For each line that holds "this", copy the line out.

Records to process ::
'''

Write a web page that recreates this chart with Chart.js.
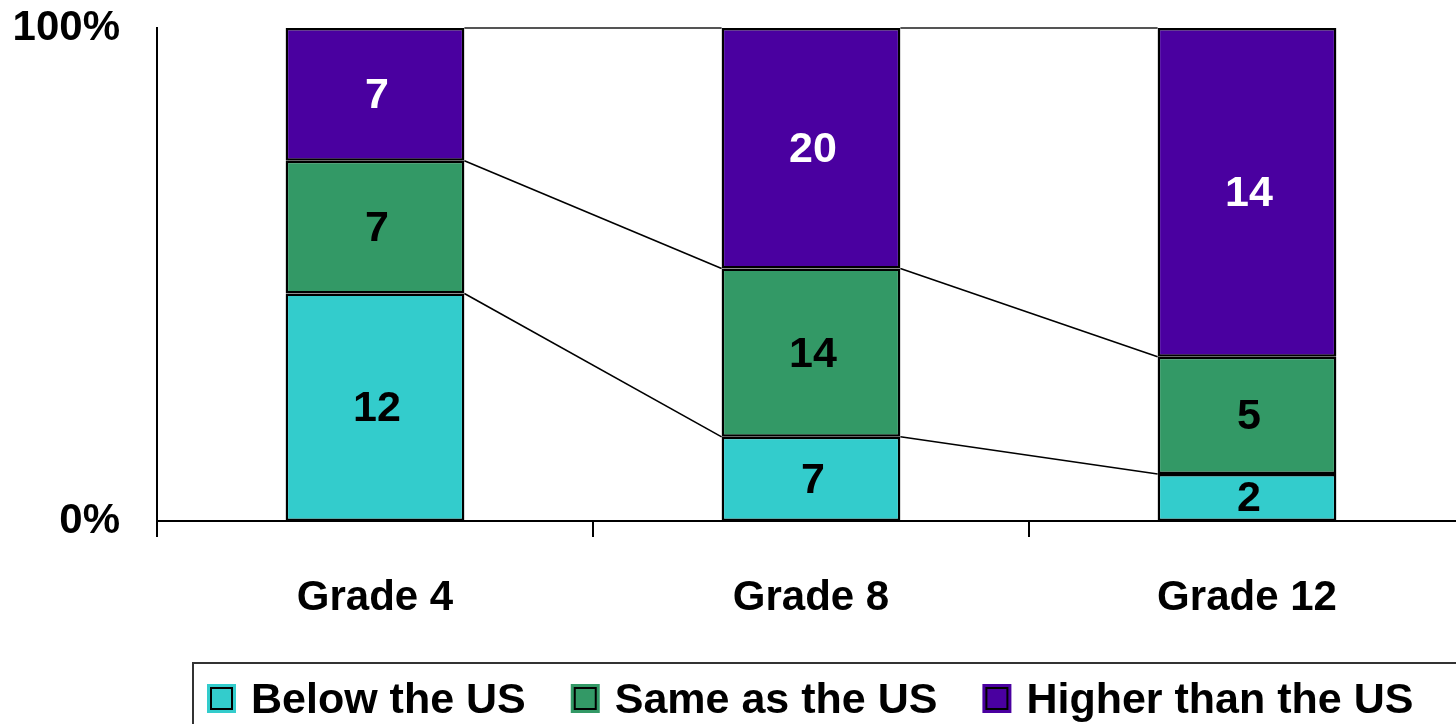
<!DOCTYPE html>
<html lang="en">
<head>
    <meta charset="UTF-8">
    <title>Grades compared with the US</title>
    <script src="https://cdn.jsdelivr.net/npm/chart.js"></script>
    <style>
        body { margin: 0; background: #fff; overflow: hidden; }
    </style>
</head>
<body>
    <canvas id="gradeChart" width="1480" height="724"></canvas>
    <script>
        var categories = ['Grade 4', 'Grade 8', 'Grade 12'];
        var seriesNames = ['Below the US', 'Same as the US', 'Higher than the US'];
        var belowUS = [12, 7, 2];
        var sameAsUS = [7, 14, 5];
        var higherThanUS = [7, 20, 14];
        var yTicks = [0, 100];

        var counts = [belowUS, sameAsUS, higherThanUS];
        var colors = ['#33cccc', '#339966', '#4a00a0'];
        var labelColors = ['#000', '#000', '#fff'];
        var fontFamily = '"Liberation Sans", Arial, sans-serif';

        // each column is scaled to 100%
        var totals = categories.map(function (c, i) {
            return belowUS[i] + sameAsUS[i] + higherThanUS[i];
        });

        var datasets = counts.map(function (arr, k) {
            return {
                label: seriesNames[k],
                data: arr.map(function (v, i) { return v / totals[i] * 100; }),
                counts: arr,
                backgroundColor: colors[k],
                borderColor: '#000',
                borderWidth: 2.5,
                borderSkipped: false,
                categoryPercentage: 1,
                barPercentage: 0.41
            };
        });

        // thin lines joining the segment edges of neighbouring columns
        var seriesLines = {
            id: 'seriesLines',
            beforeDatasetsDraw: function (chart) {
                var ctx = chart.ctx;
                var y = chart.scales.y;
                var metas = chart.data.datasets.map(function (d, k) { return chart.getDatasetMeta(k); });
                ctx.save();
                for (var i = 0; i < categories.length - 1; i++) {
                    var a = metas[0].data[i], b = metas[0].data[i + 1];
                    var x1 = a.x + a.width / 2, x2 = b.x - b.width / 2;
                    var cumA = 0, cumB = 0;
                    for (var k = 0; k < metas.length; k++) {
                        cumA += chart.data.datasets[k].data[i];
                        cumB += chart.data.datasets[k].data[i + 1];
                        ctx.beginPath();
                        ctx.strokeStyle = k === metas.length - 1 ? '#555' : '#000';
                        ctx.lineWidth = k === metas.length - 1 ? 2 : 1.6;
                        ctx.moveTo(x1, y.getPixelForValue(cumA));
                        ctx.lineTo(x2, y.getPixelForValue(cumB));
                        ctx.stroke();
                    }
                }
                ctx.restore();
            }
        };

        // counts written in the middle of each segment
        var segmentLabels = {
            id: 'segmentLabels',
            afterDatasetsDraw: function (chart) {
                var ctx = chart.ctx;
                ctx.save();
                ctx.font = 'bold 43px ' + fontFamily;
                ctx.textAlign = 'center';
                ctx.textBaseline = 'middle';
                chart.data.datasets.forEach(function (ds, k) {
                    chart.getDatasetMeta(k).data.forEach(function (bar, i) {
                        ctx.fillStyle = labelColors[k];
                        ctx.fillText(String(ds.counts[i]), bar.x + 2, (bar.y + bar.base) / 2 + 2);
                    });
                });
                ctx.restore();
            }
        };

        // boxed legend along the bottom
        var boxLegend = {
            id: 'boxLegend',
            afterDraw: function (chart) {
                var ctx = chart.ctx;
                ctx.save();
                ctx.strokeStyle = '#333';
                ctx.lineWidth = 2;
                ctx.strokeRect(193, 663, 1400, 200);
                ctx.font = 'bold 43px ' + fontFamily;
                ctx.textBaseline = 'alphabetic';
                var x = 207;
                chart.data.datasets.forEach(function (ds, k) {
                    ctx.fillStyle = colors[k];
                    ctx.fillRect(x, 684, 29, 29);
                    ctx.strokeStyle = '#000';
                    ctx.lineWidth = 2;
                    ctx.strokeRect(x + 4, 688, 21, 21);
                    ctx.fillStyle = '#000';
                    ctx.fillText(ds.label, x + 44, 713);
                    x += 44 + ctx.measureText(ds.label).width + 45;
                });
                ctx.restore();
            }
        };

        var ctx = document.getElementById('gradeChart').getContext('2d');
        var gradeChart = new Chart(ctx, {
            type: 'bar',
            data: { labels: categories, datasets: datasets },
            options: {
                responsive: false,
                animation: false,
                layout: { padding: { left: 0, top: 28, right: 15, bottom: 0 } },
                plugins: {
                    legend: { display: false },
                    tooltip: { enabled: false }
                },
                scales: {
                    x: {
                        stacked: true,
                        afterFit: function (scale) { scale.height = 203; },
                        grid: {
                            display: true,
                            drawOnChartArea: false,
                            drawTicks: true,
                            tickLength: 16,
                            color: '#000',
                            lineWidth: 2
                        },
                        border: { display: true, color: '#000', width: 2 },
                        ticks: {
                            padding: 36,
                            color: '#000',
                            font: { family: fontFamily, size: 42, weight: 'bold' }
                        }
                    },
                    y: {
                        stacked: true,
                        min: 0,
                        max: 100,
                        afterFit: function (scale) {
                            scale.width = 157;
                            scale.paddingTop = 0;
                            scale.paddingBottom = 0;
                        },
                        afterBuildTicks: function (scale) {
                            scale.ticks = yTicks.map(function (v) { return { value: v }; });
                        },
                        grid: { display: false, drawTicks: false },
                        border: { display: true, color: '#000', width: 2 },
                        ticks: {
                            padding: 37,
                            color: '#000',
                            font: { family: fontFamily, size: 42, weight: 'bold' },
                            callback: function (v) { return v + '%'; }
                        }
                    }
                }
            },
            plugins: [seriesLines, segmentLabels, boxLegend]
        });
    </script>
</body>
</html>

'''
'''

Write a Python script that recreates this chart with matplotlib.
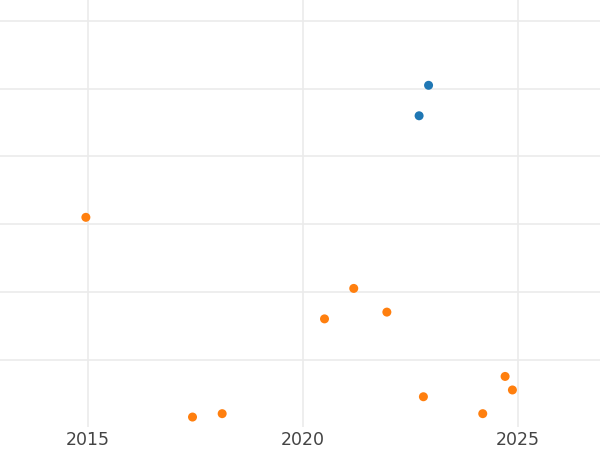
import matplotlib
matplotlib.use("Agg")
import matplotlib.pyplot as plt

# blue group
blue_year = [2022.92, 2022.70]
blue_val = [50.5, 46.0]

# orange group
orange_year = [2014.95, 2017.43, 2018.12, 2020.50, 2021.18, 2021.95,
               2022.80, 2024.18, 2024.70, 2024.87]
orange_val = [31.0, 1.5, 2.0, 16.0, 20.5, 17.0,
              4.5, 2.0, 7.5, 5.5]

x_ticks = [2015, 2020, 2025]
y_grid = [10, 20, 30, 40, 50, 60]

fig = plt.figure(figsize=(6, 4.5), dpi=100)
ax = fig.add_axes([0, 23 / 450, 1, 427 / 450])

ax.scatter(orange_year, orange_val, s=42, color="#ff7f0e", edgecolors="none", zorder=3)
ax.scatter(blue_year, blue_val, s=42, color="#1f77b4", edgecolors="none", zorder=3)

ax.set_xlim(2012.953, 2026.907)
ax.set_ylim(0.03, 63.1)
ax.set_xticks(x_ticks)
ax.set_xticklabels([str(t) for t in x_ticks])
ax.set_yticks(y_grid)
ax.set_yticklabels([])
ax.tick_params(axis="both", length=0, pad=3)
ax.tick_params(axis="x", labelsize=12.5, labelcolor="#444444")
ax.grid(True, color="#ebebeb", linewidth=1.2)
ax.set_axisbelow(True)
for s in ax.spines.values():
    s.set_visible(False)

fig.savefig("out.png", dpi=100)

'''

Exercise output ::
Write a web page that recreates this chart with Chart.js.
Write a Python script that recreates this chart with matplotlib.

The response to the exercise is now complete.